**Task statement**
Reproduce nothing but the lines from the start of the material through the line that includes "const yTickValues = [80, 190];", both ends included, and omit every picture.

**Source data**
┄┄┄┄┄┄┄┄┄┄┄┄┄┄┄┄┄┄┄┄
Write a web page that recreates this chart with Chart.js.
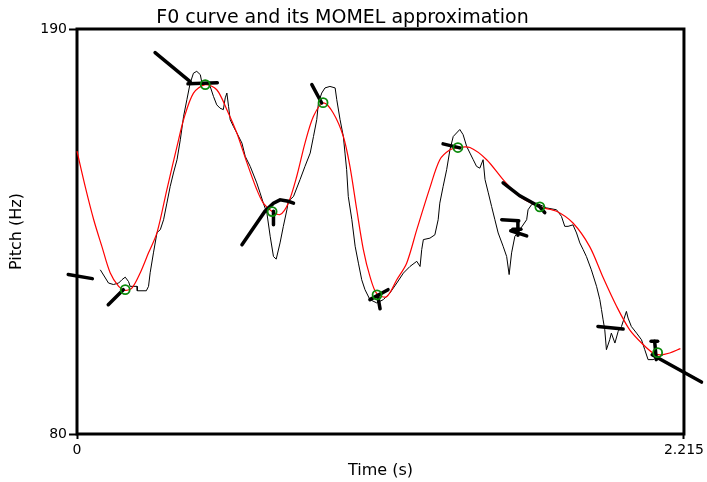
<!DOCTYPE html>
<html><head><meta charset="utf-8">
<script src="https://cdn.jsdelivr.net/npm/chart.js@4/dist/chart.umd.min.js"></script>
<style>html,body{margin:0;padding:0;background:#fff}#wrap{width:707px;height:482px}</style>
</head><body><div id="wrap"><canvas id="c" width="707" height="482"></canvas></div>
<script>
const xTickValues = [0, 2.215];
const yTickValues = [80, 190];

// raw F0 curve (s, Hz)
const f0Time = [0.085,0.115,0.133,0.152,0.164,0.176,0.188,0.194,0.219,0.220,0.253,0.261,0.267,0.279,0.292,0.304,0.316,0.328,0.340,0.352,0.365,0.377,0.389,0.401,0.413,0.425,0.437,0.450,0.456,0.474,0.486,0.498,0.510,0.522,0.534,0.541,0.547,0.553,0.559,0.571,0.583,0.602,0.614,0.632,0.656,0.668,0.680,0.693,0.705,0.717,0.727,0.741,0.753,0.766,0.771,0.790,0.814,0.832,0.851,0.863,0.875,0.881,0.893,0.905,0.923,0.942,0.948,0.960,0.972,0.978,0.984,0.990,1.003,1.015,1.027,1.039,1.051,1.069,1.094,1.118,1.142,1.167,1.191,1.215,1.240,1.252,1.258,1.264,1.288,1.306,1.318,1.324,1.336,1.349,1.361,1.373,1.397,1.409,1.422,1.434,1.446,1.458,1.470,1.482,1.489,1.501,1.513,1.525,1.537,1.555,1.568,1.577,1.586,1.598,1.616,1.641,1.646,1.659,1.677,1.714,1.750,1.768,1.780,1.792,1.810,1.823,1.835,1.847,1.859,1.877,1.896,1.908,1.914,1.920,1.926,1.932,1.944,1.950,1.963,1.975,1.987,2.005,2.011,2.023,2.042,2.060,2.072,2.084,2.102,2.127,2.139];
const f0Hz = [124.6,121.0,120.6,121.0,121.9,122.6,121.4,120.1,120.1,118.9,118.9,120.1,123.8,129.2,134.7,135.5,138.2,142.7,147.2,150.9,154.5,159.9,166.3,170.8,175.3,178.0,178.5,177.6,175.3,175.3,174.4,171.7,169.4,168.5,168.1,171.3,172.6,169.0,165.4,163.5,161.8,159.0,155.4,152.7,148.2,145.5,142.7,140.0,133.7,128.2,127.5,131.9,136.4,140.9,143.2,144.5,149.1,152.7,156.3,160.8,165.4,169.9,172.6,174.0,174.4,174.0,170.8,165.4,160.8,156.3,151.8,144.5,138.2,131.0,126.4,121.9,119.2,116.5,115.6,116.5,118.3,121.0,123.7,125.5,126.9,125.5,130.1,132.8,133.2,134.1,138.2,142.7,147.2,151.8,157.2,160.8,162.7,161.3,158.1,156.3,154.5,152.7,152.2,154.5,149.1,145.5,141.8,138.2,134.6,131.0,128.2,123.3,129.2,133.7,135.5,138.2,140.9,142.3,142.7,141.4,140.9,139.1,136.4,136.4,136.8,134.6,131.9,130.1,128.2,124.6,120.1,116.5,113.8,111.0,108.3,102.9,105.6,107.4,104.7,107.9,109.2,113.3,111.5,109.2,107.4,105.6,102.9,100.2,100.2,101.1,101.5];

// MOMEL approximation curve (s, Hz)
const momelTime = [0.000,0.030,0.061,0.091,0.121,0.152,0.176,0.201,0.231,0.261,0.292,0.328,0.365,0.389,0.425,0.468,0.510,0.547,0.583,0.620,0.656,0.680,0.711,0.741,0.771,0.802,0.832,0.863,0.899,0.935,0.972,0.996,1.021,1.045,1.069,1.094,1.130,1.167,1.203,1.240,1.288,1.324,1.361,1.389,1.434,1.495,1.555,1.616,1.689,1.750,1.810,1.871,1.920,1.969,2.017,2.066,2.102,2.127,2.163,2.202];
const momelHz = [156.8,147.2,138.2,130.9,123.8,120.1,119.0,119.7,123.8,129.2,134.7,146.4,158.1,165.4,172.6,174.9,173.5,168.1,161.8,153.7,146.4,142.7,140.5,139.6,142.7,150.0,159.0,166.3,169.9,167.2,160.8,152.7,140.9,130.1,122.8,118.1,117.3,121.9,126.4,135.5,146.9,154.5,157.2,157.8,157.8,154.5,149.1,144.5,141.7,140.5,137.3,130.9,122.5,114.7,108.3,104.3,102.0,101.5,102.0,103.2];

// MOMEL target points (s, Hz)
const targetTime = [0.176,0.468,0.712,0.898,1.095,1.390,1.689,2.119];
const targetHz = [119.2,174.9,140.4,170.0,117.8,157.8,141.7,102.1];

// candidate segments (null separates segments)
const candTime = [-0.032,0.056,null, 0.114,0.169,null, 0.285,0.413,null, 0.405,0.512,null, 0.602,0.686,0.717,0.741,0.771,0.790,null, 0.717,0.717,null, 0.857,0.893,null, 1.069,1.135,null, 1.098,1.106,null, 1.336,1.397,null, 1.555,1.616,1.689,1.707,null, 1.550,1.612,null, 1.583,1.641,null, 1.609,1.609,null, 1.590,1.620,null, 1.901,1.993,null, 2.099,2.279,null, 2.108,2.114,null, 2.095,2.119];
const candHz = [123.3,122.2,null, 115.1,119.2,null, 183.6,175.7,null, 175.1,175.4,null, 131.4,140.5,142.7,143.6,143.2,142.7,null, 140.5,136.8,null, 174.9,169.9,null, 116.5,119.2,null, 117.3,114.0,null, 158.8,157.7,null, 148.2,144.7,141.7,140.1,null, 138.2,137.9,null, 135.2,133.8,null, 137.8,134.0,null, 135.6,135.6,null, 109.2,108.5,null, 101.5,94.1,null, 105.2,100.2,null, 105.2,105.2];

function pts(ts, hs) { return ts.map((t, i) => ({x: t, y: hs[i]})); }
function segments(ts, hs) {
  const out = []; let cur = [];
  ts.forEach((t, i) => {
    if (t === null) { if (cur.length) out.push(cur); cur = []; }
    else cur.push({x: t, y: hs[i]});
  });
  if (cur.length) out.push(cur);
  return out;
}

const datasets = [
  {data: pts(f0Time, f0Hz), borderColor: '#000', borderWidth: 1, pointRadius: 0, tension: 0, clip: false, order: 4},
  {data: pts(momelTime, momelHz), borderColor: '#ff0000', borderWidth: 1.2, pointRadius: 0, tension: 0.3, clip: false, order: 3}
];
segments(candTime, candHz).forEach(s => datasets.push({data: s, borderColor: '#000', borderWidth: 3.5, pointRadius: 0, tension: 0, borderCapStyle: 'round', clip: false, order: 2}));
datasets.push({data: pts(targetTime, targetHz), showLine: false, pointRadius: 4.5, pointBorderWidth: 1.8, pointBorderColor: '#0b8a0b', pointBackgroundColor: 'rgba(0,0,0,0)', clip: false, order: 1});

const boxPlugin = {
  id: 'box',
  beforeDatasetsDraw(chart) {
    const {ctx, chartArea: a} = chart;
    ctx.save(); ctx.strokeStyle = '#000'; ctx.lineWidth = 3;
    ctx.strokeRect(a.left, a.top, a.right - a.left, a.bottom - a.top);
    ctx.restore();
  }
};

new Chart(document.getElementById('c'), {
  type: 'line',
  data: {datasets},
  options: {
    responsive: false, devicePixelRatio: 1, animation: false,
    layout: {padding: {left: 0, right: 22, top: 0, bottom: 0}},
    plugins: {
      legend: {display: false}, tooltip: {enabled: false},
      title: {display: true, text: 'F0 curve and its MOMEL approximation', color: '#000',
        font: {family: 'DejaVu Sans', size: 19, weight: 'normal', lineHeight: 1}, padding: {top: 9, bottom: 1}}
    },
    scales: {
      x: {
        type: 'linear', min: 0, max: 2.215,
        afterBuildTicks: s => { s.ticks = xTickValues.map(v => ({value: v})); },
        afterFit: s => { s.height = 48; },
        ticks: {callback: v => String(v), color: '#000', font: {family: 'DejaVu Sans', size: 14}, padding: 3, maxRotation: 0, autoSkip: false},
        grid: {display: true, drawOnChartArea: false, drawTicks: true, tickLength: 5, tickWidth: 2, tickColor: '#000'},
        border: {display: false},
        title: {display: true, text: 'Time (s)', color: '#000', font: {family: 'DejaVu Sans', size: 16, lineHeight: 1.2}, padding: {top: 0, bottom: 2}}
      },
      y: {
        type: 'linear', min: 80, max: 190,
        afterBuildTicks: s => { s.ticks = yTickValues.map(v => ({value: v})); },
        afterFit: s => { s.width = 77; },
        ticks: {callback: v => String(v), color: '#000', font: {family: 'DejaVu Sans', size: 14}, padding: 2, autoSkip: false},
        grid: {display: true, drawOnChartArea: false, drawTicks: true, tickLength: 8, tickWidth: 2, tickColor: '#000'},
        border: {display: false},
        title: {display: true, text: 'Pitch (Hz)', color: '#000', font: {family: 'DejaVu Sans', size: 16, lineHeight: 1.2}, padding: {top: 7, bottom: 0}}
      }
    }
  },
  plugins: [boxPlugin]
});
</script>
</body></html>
┄┄┄┄┄┄┄┄┄┄┄┄┄┄┄┄┄┄┄┄
**Finished task**
Write a web page that recreates this chart with Chart.js.
<!DOCTYPE html>
<html><head><meta charset="utf-8">
<script src="https://cdn.jsdelivr.net/npm/chart.js@4/dist/chart.umd.min.js"></script>
<style>html,body{margin:0;padding:0;background:#fff}#wrap{width:707px;height:482px}</style>
</head><body><div id="wrap"><canvas id="c" width="707" height="482"></canvas></div>
<script>
const xTickValues = [0, 2.215];
const yTickValues = [80, 190];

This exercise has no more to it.